Ansonsten ist auf diesem Bild aber niemand halbherzig unterwegs. Hier lassen Männer, junge und alte, all den Gefühlen freien Lauf, die sie sonst wohl meist verbergen. „Boys Don't Cry“ sangen schließlich schon The Cure vor vielen Jahren. Aber hey, das gilt ja nur für solche Nebensächlichkeiten wie Beziehungen.
Und so können die aufgestauten Emotionen der allermeisten, die hier jubelnd die Arme in die Luft reißen, ihr Bier verschütten oder auch die Eckfahne an sich bringen wollen, einfach mal raus. Die Fans von Bayer Leverkusen haben darauf ja auch nun wirklich lang genug gewartet. Und der Herr mit dem „Forza Bayer“-Shirt, der die Arme ausstreckt und aufs Feld läuft, sieht dann auch aus, als hätte er gerade höchstselbst ein Tor geschossen.
Wobei das im übertragenen Sinne ja durchaus zutrifft. Ohne den viel beschworenen zwölften Mann - und natürlich die zwölfte Frau - könnten Florian Wirtz, Victor Boniface, Granit Xhaka und wie sie alle heißen, so viele Tore schießen, wie sie wollten. Wenn niemand ihnen dabei zuschauen wollte, wären sie keine umjubelten Profis. So einfach ist das. Und auch Xabi Alonso wäre wohl kaum als Ehrenamtler nach Leverkusen gekommen, einfach weil es zwischen Bayerwerk und Wasserturm so wunderschön ist.

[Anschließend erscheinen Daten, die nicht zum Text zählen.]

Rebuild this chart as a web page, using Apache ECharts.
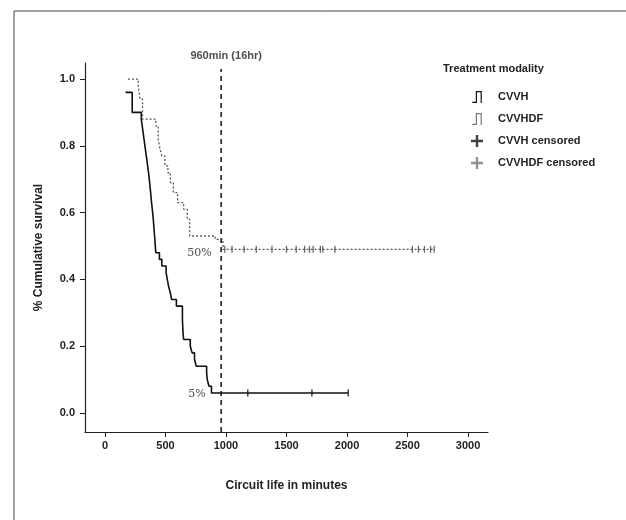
<!DOCTYPE html>
<html>
<head>
<meta charset="utf-8">
<script src="https://cdn.jsdelivr.net/npm/echarts@6/dist/echarts.min.js"></script>
<style>html,body{margin:0;padding:0;background:#fff}#c{width:626px;height:520px}</style>
</head>
<body>
<div id="c"></div>
<script>
// ---- data ----
const cvvhTime = [170,225,300,315,330,345,360,372,385,397,410,420,450,470,505,515,525,540,550,590,640,645,650,705,720,740,755,840,845,860,880,2010];
const cvvhSurv = [0.96,0.90,0.88,0.84,0.80,0.76,0.72,0.68,0.63,0.59,0.53,0.48,0.46,0.44,0.42,0.40,0.38,0.36,0.34,0.32,0.28,0.24,0.22,0.20,0.18,0.16,0.14,0.12,0.10,0.08,0.06,0.06];
const cvvhdfTime = [190,275,290,310,420,440,455,470,495,520,540,565,600,650,680,700,910,975,2720];
const cvvhdfSurv = [1.00,0.98,0.94,0.88,0.86,0.82,0.79,0.77,0.74,0.72,0.69,0.66,0.63,0.61,0.58,0.53,0.52,0.49,0.49];
const cvvhCensTime = [1180,1710,2010];
const cvvhdfCensTime = [990,1050,1150,1250,1380,1500,1580,1650,1690,1720,1780,1800,1900,2540,2590,2640,2690,2720];
const xTicks = [0,500,1000,1500,2000,2500,3000];
const yTicks = [0.0,0.2,0.4,0.6,0.8,1.0];
const refTime = 960;
const refLabel = '960min (16hr)';
const medLabels = [{t:780, s:0.48, text:'50%'}, {t:760, s:0.057, text:'5%'}];
const legendNames = ['CVVH','CVVHDF','CVVH censored','CVVHDF censored'];
const legendTitle = 'Treatment modality';
const xName = 'Circuit life in minutes';
const yName = '% Cumulative survival';

function survAt(times, surv, t){ let v = surv[0]; for(let i=0;i<times.length;i++){ if(times[i]<=t) v=surv[i]; } return v; }
const pairs = (a,b)=>a.map((t,i)=>[t,b[i]]);

const FONT = "'Liberation Sans Narrow','Liberation Sans',Arial,sans-serif";
const chart = echarts.init(document.getElementById('c'), null, {renderer:'canvas'});
const plusIcon = 'path://M4,0 L6,0 L6,4 L10,4 L10,6 L6,6 L6,10 L4,10 L4,6 L0,6 L0,4 L4,4 Z';
const stepIcon = 'path://M0,9 L3,9 L3,0 L8,0 L8,10 L7,10 L7,1 L4,1 L4,10 L0,10 Z';

chart.setOption({
  animation:false,
  backgroundColor:'#fff',
  title:{text:legendTitle,left:438,top:58,textStyle:{fontFamily:FONT,fontSize:11,fontWeight:'bold',color:'#222'}},
  legend:{
    orient:'vertical',left:466,top:86,itemGap:10,itemWidth:12,itemHeight:12,
    textStyle:{fontFamily:FONT,fontSize:11,fontWeight:'bold',color:'#222',padding:[0,0,0,10]},
    data:[
      {name:legendNames[0],icon:stepIcon,itemStyle:{color:'#111'}},
      {name:legendNames[1],icon:stepIcon,itemStyle:{color:'#777'}},
      {name:legendNames[2],icon:plusIcon,itemStyle:{color:'#111'}},
      {name:legendNames[3],icon:plusIcon,itemStyle:{color:'#777'}}
    ]
  },
  graphic:[{type:'rect',shape:{x:14,y:11,width:640,height:540},style:{fill:'none',stroke:'#444',lineWidth:1},silent:true}],
  grid:{left:85,right:138,top:63,bottom:88},
  xAxis:{
    type:'value',min:-165,max:3165,
    name:xName,nameLocation:'middle',nameGap:48,
    nameTextStyle:{fontFamily:FONT,fontSize:12,fontWeight:'bold',color:'#222'},
    axisLine:{show:true,onZero:false,lineStyle:{color:'#222',width:1.2}},
    axisTick:{show:true,customValues:xTicks,length:5,lineStyle:{color:'#222'}},
    axisLabel:{customValues:xTicks,formatter:v=>String(Math.round(v)),fontFamily:FONT,fontSize:11,fontWeight:'bold',color:'#222',margin:8},
    splitLine:{show:false}
  },
  yAxis:{
    type:'value',min:-0.057,max:1.048,
    name:yName,nameLocation:'middle',nameGap:40,nameRotate:90,
    nameTextStyle:{fontFamily:FONT,fontSize:12,fontWeight:'bold',color:'#222'},
    axisLine:{show:true,onZero:false,lineStyle:{color:'#222',width:1.2}},
    axisTick:{show:true,customValues:yTicks,length:5,lineStyle:{color:'#222'}},
    axisLabel:{customValues:yTicks,formatter:v=>v.toFixed(1),fontFamily:FONT,fontSize:11,fontWeight:'bold',color:'#222',margin:10},
    splitLine:{show:false}
  },
  series:[
    {name:legendNames[0],type:'line',step:'end',showSymbol:false,data:pairs(cvvhTime,cvvhSurv),
     lineStyle:{color:'#111',width:1.6},itemStyle:{color:'#111'},z:3},
    {name:legendNames[1],type:'line',step:'end',showSymbol:false,data:pairs(cvvhdfTime,cvvhdfSurv),
     lineStyle:{color:'#555',width:1.3,type:[2,2]},itemStyle:{color:'#777'},z:3},
    {name:legendNames[2],type:'scatter',symbol:'rect',symbolSize:[1.5,7],
     data:cvvhCensTime.map(t=>[t,survAt(cvvhTime,cvvhSurv,t)]),itemStyle:{color:'#111'},z:4},
    {name:legendNames[3],type:'scatter',symbol:'rect',symbolSize:[1.3,7],
     data:cvvhdfCensTime.map(t=>[t,survAt(cvvhdfTime,cvvhdfSurv,t)]),itemStyle:{color:'#444'},z:4},
    {name:'ref',type:'line',showSymbol:false,data:[[refTime,-0.057],[refTime,1.03]],
     lineStyle:{color:'#111',width:1.5,type:[5,4]},z:2},
    {name:'refLabel',type:'scatter',symbolSize:0,data:[[refTime,1.03]],
     label:{show:true,formatter:refLabel,position:'top',distance:8,offset:[5,0],fontFamily:FONT,fontSize:11,fontWeight:'bold',color:'#222'},z:5},
    {name:'medLabels',type:'scatter',symbolSize:0,data:medLabels.map(m=>({value:[m.t,m.s],name:m.text})),
     label:{show:true,formatter:p=>p.name,position:'inside',fontFamily:"'DejaVu Serif',serif",fontSize:11,color:'#222'},z:5}
  ]
});
</script>
</body>
</html>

Insofern ist dieses Bild, das nur einen einzigen Fußballprofi und den auch nur von hinten zeigt, eines der besten, um Leverkusens ersten Titelgewinn zu untermalen. Spieler und Trainer ziehen trotz aller zwischenzeitlichen Treueschwüre irgendwann weiter, echte Fans hingegen bleiben ihrem Verein treu.